→ Instructions to follow: Copy exactly, and only, the lines below from the first through the one containing "plt.rcParams['font.family'] = ['Liberation", both included; pictures are omitted.

Records from a collection:

──────────

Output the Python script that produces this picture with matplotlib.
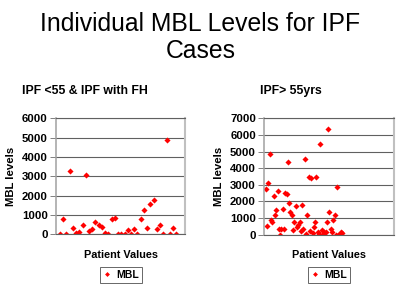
import matplotlib
matplotlib.use('Agg')
import matplotlib.pyplot as plt
import numpy

plt.rcParams['font.family'] = ['Liberation Sans', 'DejaVu Sans']

# MBL values
young_mbl = [0, 810, 0, 3270, 310, 90, 140, 500, 3070, 190, 260, 640, 500, 400, 50, 0,
             810, 840, 30, 0, 0, 240, 0, 260, 30, 790, 1240, 350, 1550, 1760, 260, 500,
             0, 4890, 0, 310, 0]
old_mbl = [2760, 520, 3100, 4860, 890, 770, 2320, 1190, 1490, 2600, 340, 0, 340, 1550,
           340, 2500, 2440, 4350, 1930, 1390, 1190, 300, 750, 1750, 460, 600, 750, 220,
           1810, 320, 4580, 20, 1190, 3470, 240, 3430, 100, 460, 770, 3470, 140, 40,
           5440, 260, 40, 160, 160, 770, 6330, 1370, 320, 160, 870, 1210, 0, 2860, 0,
           20, 140, 80]
young_ticks = [0, 1000, 2000, 3000, 4000, 5000, 6000]
old_ticks = [0, 1000, 2000, 3000, 4000, 5000, 6000, 7000]

W, H = 401, 296
fig = plt.figure(figsize=(W / 100, H / 100), dpi=100)


def px(x0, y0, x1, y1):
    return [x0 / W, 1 - y1 / H, (x1 - x0) / W, (y1 - y0) / H]


def draw_panel(rect, vals, ticks, xmax, subtitle, sub_x, label_x, legend_x):
    ax = fig.add_axes(rect)
    x = numpy.arange(1, len(vals) + 1)
    ax.plot(x, vals, linestyle='none', marker='D', markersize=3.1,
            color='#ff0000', markeredgewidth=0, label='MBL')
    ax.set_xlim(-0.2, xmax)
    ax.set_ylim(ticks[0], ticks[-1])
    ax.set_yticks(ticks)
    ax.set_yticklabels([str(t) for t in ticks], fontsize=8.2, fontweight='bold')
    ax.set_xticks([])
    ax.tick_params(axis='y', length=4, width=0.7, color='#808080', pad=2)
    ax.yaxis.grid(True, color='#606060', linewidth=0.8)
    ax.set_axisbelow(True)
    ax.spines['left'].set_color('#a0a0a0')
    ax.spines['left'].set_linewidth(1.1)
    ax.spines['right'].set_color('#c0c0c0')
    ax.spines['right'].set_linewidth(1.5)
    ax.spines['top'].set_color('#606060')
    ax.spines['top'].set_linewidth(0.8)
    ax.spines['bottom'].set_color('#606060')
    ax.spines['bottom'].set_linewidth(0.8)

    fig.text(label_x / W, 1 - 176 / H, 'MBL levels', rotation=90, ha='center',
             va='center', fontsize=8.2, fontweight='bold')
    fig.text(sub_x / W, 1 - 94.3 / H, subtitle, ha='left', va='baseline',
             fontsize=8.8, fontweight='bold')
    fig.text(legend_x / W, 1 - 258.5 / H, 'Patient Values', ha='center',
             va='baseline', fontsize=7.8, fontweight='bold')
    leg = fig.legend(handles=ax.get_lines(), loc='center',
                     bbox_to_anchor=(legend_x / W, 1 - 275 / H),
                     prop={'size': 7.5, 'weight': 'bold'}, handlelength=0.7,
                     handletextpad=0.6, borderpad=0.25, fancybox=False,
                     markerscale=0.8, borderaxespad=0)
    leg.get_frame().set_edgecolor('#404040')
    leg.get_frame().set_linewidth(0.7)
    return ax


draw_panel(px(56, 118.3, 185, 234.3), young_mbl, young_ticks, 39.7,
           'IPF <55 & IPF with FH', 22, 11, 121)
draw_panel(px(264.3, 118.3, 394, 234.7), old_mbl, old_ticks, 99.8,
           'IPF> 55yrs', 260, 219, 329)

fig.text(200.5 / W, 1 - 31 / H, 'Individual MBL Levels for IPF', ha='center',
         va='baseline', fontsize=17.8)
fig.text(200.5 / W, 1 - 58.3 / H, 'Cases', ha='center', va='baseline', fontsize=17.8)

fig.savefig('out.png', dpi=100)
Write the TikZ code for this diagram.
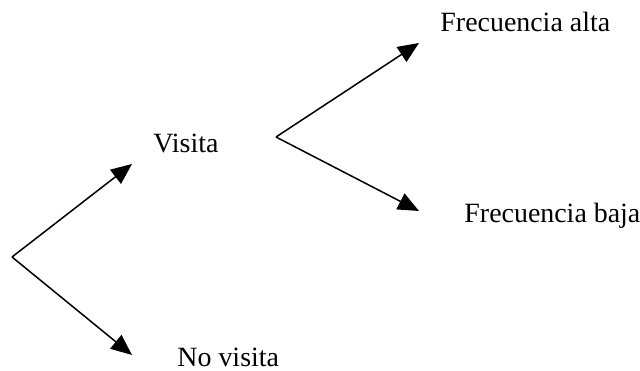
\documentclass[tikz,border=0pt]{standalone}
\usepackage{fontspec}
\setmainfont{Liberation Serif}
\usetikzlibrary{arrows.meta}

\begin{document}
\begin{tikzpicture}[x=0.43pt, y=-0.43pt,
		Label/.style={inner sep=0pt, anchor=base west, font=\fontsize{12}{14}\selectfont},
		Branch/.style={-{Triangle[length=9pt, width=7.6pt]}, line width=0.65pt}]
		\useasboundingbox (0,0) rectangle (640,371);
		% split points
		\coordinate (root) at (12,257);
		\coordinate (fork) at (276,137);
		% arrow ends
		\coordinate (visitaTip) at (132,164);
		\coordinate (noVisitaTip) at (132,355);
		\coordinate (altaTip) at (419,43);
		\coordinate (bajaTip) at (419,211);
		% labels
		\node[Label] (visita) at (153,153) {Visita};
		\node[Label] (noVisita) at (177,367) {No visita};
		\node[Label] (alta) at (440,32) {Frecuencia alta};
		\node[Label] (baja) at (464,223) {Frecuencia baja};
		\draw[Branch] (root) -- (visitaTip);
		\draw[Branch] (root) -- (noVisitaTip);
		\draw[Branch] (fork) -- (altaTip);
		\draw[Branch] (fork) -- (bajaTip);
	\end{tikzpicture}
\end{document}
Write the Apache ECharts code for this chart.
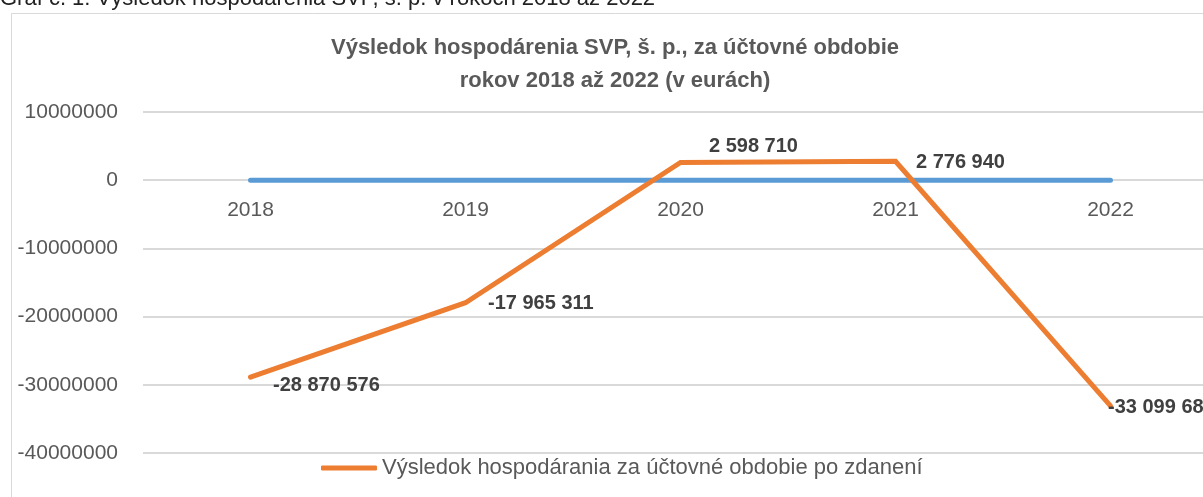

──────────

→ Solution for this exercise:
Output the Python script that produces this picture with matplotlib.
import matplotlib
matplotlib.use('Agg')
import matplotlib.pyplot as plt
import numpy

plt.rcParams['font.family'] = ['Liberation Sans', 'DejaVu Sans']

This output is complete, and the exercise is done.